Ivan’s ashes could find a final resting place in Tacoma at the Point Defiance Zoo & Aquarium, according to the famous ape’s original owners.
Ron Irwin, whose father who bought the infant Ivan from animal traders nearly 50 years ago, said his family and zoo officials are meeting Friday to begin working out details of how to best to memorialize the beloved gorilla. They’ll also discuss the possibility of some sort of public ceremony, he said.
“I don’t really know what sort of a memorial it might be, and I don’t think the zoo does either,” Irwin said. “But we’ve come to an agreement that Point Defiance is probably the best place for it.”
Kris Sherman, a spokeswoman for the zoo, acknowledged that discussions are taking place but characterized them as “very preliminary.”
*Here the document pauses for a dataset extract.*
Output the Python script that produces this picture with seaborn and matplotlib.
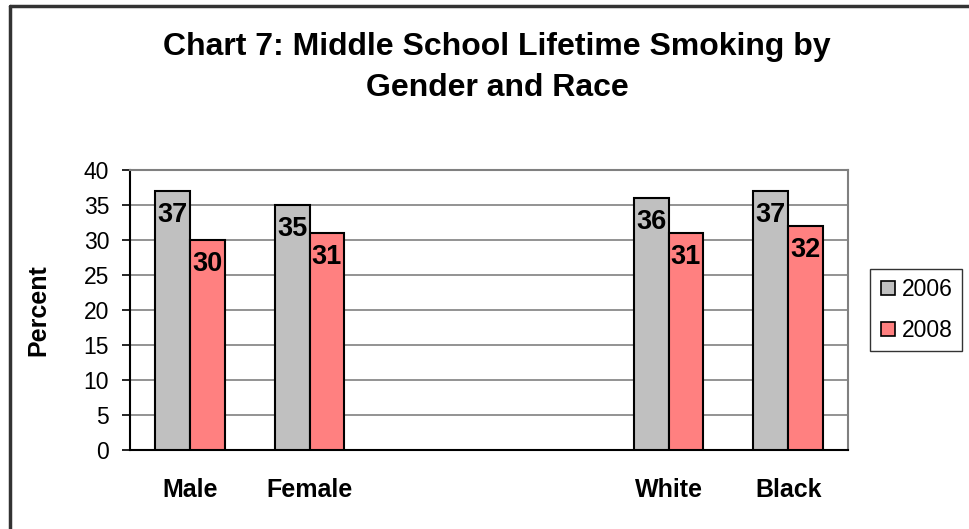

Ivan died Aug. 20 at Zoo Atlanta, where he’d lived since 1994. For 27 years before that, he was kept in a concrete-and-glass enclosure at the B&I Shopping Center, a circus-themed mall on South Tacoma Way, where he was viewed with a mixture of fascination and pity by a generation of shoppers.
Ivan’s death brought an outpouring of emotion from Tacoma-area residents, many of whom said they’d been deeply affected by visits to his cage, where he would look intently into their eyes.
Ivan also was loved in the South.
Zoo Atlanta has scheduled a public memorial service for Ivan at 11 a.m. Sept. 8 in the zoo’s African Rain Forest exhibit. Friends and fans are invited to share well-wishes, cards and photos for a memory board to be displayed outside Ivan’s habitat.
Earl Borgert, the grandson of the man who bought Ivan, said he and his sister Tina will fly to Atlanta for the memorial and will carry Ivan’s ashes back to Tacoma.
“Ivan was a member of the family,” Borgert said in an email. “The family is considering all possibilities to memorialize him.”
Irwin said Thursday that some local artists have expressed an interest in helping to design a memorial.
“Apparently there’s been quite an interest in the art community in doing something,” he said. “They and me and everybody are going to explore what there is out there that someone would do.”
Designing a memorial for a gorilla apparently is uncharted territory, Irwin said.
A bronze statue is one form the memorial probably will not take, he said.
“Can you imagine?” he said. “That would probably last about a month before somebody stole it.”